Provided material start

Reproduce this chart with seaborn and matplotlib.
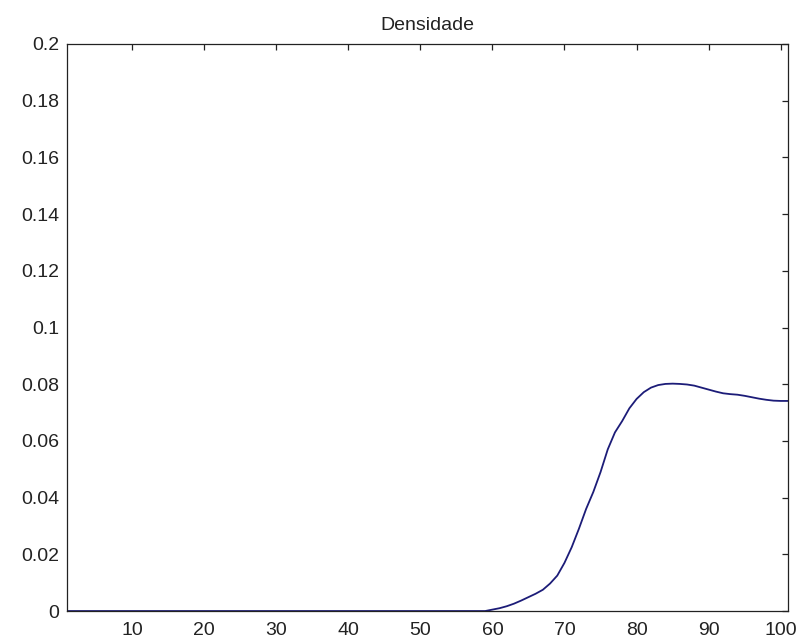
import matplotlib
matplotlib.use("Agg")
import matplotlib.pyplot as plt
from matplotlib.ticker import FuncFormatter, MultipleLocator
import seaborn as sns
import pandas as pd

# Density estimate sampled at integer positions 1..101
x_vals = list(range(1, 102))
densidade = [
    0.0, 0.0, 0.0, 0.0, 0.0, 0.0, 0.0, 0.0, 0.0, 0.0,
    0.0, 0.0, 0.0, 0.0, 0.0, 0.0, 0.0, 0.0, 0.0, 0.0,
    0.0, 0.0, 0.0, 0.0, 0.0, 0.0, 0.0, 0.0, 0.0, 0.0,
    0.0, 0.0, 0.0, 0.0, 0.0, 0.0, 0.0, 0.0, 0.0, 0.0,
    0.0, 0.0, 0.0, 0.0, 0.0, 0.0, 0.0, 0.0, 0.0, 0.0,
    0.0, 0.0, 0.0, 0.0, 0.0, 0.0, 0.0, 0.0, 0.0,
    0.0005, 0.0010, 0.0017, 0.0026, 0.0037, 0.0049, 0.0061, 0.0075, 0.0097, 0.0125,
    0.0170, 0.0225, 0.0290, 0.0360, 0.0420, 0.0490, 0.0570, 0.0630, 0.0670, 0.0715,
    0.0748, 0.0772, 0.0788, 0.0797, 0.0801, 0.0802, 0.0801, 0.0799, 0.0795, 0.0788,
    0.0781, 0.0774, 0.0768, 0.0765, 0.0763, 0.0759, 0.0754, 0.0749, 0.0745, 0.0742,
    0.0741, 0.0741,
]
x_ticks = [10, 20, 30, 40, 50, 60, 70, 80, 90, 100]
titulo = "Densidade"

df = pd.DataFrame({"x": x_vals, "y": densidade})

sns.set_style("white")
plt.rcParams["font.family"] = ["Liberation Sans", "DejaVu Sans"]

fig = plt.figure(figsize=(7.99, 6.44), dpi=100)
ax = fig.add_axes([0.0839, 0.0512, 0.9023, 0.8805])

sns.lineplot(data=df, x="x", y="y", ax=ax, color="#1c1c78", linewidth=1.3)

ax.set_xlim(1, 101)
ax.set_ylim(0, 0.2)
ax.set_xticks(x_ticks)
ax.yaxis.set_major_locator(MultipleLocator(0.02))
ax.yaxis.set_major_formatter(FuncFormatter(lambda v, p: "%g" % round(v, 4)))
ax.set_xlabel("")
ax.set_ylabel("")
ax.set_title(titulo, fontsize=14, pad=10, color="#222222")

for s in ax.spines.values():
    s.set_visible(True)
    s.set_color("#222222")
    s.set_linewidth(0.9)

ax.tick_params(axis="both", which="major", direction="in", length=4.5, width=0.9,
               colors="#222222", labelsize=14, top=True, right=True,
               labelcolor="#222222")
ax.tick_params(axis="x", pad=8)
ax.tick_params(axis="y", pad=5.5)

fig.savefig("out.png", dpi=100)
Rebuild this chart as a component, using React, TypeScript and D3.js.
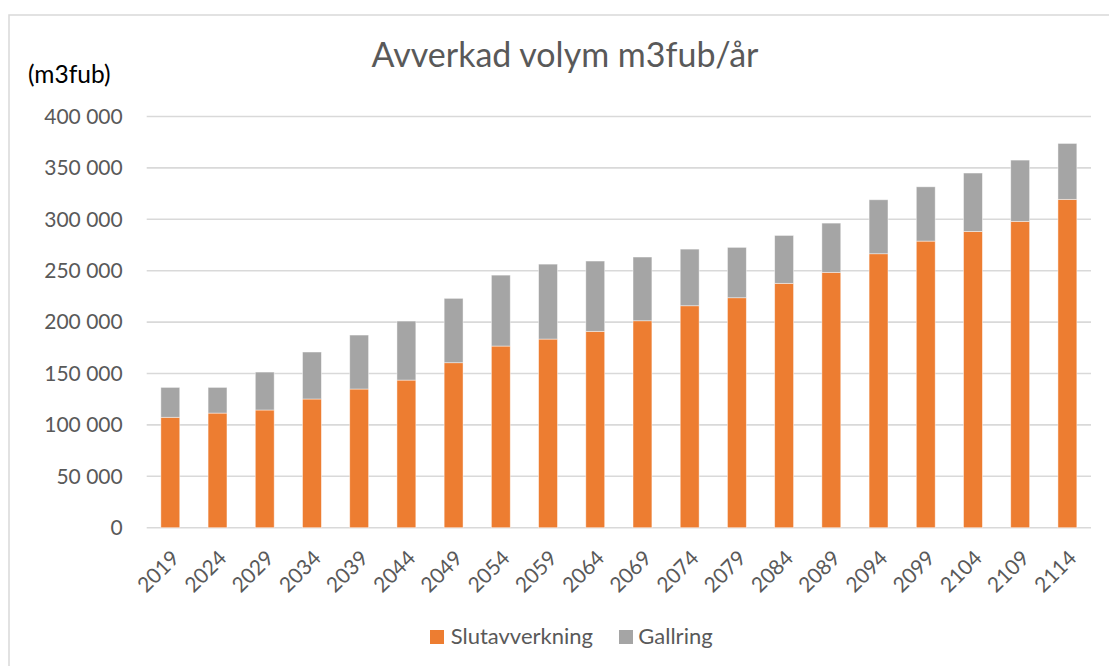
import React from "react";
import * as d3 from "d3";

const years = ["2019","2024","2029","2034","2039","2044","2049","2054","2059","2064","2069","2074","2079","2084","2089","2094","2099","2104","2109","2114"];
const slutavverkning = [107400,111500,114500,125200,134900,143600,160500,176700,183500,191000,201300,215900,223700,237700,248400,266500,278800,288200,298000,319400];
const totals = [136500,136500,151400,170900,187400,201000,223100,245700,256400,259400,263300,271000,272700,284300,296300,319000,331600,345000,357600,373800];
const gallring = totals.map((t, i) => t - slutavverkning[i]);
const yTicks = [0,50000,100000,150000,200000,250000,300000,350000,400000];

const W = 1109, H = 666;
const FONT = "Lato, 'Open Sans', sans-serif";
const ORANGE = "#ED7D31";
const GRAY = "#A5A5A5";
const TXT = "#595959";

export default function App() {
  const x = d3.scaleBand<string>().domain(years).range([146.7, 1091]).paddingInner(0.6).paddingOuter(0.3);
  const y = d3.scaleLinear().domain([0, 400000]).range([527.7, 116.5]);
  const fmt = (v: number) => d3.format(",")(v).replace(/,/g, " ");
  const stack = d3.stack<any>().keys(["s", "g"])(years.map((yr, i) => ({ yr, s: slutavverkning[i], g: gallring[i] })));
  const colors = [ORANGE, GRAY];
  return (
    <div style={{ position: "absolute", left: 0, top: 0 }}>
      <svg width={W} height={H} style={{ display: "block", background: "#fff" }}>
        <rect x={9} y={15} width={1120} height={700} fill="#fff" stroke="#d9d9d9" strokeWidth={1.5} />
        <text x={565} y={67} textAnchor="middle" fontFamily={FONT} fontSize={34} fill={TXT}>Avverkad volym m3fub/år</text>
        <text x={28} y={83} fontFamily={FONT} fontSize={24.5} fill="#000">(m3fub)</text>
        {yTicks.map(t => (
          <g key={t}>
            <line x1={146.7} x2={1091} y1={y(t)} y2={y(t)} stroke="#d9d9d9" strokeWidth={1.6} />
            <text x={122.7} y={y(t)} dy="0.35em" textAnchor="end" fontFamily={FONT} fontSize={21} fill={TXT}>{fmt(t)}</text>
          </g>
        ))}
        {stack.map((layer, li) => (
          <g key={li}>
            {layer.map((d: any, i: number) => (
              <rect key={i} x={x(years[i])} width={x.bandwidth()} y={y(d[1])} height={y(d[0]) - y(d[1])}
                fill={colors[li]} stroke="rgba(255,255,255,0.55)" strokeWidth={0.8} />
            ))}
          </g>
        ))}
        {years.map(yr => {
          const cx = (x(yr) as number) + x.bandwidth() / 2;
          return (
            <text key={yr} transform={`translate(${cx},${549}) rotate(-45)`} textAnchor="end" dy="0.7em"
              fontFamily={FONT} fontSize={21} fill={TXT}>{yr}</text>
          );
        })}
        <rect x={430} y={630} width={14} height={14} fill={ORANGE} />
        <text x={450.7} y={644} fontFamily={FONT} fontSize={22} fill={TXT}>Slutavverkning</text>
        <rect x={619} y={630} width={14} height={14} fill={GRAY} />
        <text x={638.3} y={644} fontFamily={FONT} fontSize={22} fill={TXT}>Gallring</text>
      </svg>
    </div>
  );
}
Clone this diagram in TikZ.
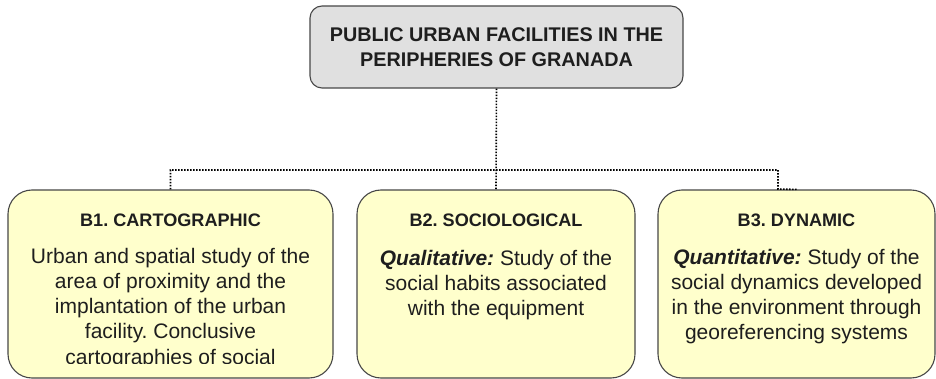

Provided material end

#### Your instructions
From the first line of the material down to the line containing "import pandas as pd", inclusive, return each line exactly, skipping any picture.

#### Solution to the problem
Reproduce this chart with seaborn and matplotlib.
import matplotlib
matplotlib.use("Agg")
import matplotlib.pyplot as plt
from matplotlib.ticker import FuncFormatter, MultipleLocator
import seaborn as sns
import pandas as pd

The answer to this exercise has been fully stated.